Inflation Over 60 Years?

I mentioned the risk of hyperinflation above, but who can tell what inflation will do over 60 years?  If the market survives, I feel confident that stocks would outperform inflation — but how much is the open question.  We haven’t paid the price for loose monetary policy yet.  A 1% rise in inflation tends to cut stock returns by 2% for a year in real terms, but then businesses adjust and pass through higher prices.  Vice-versa when inflation falls.

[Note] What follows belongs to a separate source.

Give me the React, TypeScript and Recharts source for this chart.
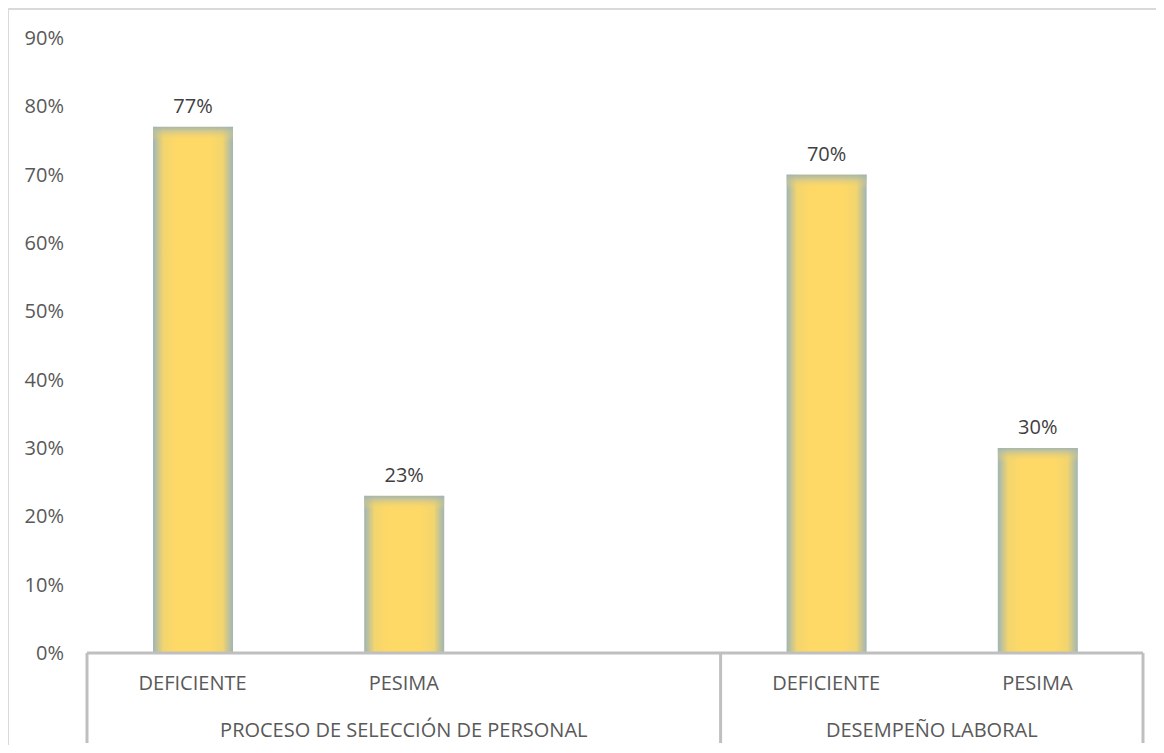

Right now the 30-year forecast for inflation is around 2.1%/year, but that has bounced around considerably even within a calm environment.  My estimate of inflation over a 60-year period would be the weakest element of this analysis; you can’t tell what the politicians and central bankers will do, and they aren’t sure themselves.

Summary

Yes, you could earn 5% real returns on your money over a 60-year period… potentially.  It would take hard work, discipline, cleverness, frugality, and a cast iron stomach for risk.  You would need to be one of the few doing it.  It would also require the continued prosperity of the US and global economies.  We don’t prosper in a vacuum.

Thus in closing I will tell you that yes, you could do it, but there is a large probability of failure.  Don’t count on buying that grand villa on the Adriatic Sea in your eighties, should you have the strength to enjoy it.